At more than €5.5bn, BC Partners’ latest fund gives the firm the firepower to complete acquisitions worth over €6bn, without having to call on other private equity firms to back it up. At current market prices, this translates to the firm being able to write single-handedly a cheque to buy Kingfisher, the number 45 company on the UK’s FTSE 100.
This is good news for institutional investors in the asset class, some of which have raised concerns about the damaging impact of consortium deals on the diversification of their private equity portfolios. It also gives BC a significant leg-up on less well-funded competitors because it can lay claim to the largest deals without having to share its secrets and run portfolio companies by committee.
The fund adds €20bn of dry-powder for investment in European buyouts, factoring in an average level of debt. It also came just one day after Blackstone launched its US$11bn vehicle, a large portion of which is destined for investment in Europe. Other firms known to be rounding off multi-billion fundraising efforts this year include Apax Partners, Bridgepoint, Montagu, Cinven, Clayton Dubilier & Rice and Candover.
BC Partners was widely tipped to have one of the easier times on the fundraising trail because of its stellar performance record, but the sheer scale of demand illustrates huge appetite for private equity after several tough years, when investors were digesting their dotcom losses. The fund was raised in less than five months and was heavily oversubscribed.
“As with most of the funds in the market at the moment, the dialogue with investors starts about a year before the formal launch. Most of the money was soft-circled before the PPM went out, which explains why the vast majority came in at first close,” said Jonathan de Lance-Holmes, the fund formation partner at Linklaters, who led the legal team for BC Partners.

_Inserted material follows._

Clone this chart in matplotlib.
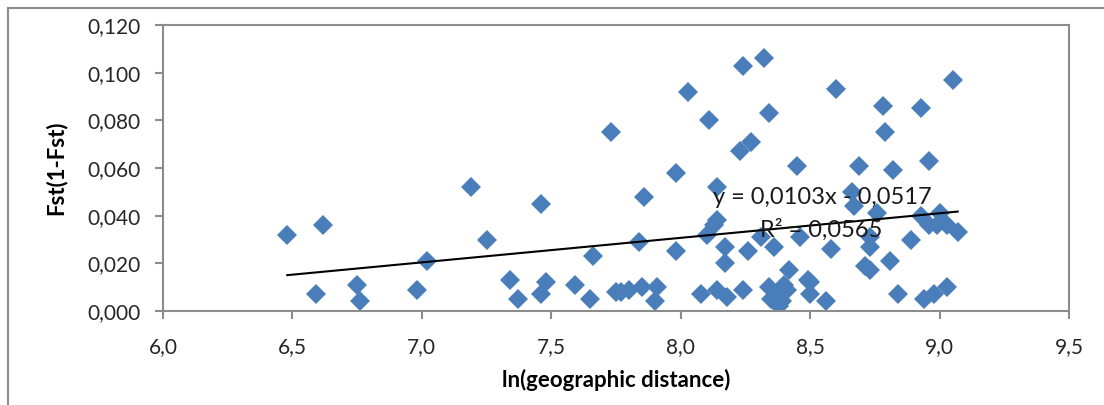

Some sources have put the final close at around €5.8bn. With so many investors eager to gain access, it is legitimate to ask why the group did not go out for a larger figure, especially with US competitors all gunning for funds in the region of €10bn. “There is still pressure from the bigger investors limiting the size of funds in Europe; this is not a question of formal cap but rather what the LPs see as appropriate.,” said Lance-Holmes.
The quick turnaround was also facilitated by increases in commitments from investors in BC Partner’s previous seven funds. This accounts for 90% of total capital. LPs likely to have committed to the fund include, California State Teachers’ Retirement System (CalSTRS), Harbourvest, Partners Group, Alpinvest, atp, Pantheon, Wellcome Trust and Horsley Bridge Partners.
The firm has offices in Geneva, Hamburg, London, Milan and Paris, and is rumoured to be opening an office in Spain, where it is in the final round of bidding for telecom company Auna.
It has also just appointed Nikos Stathopoulos and Giampiero Mazza to its London team. Stathopoulos joins from Apax and Mazza from Englefield.
They will work as part of BC’s 40-strong European team.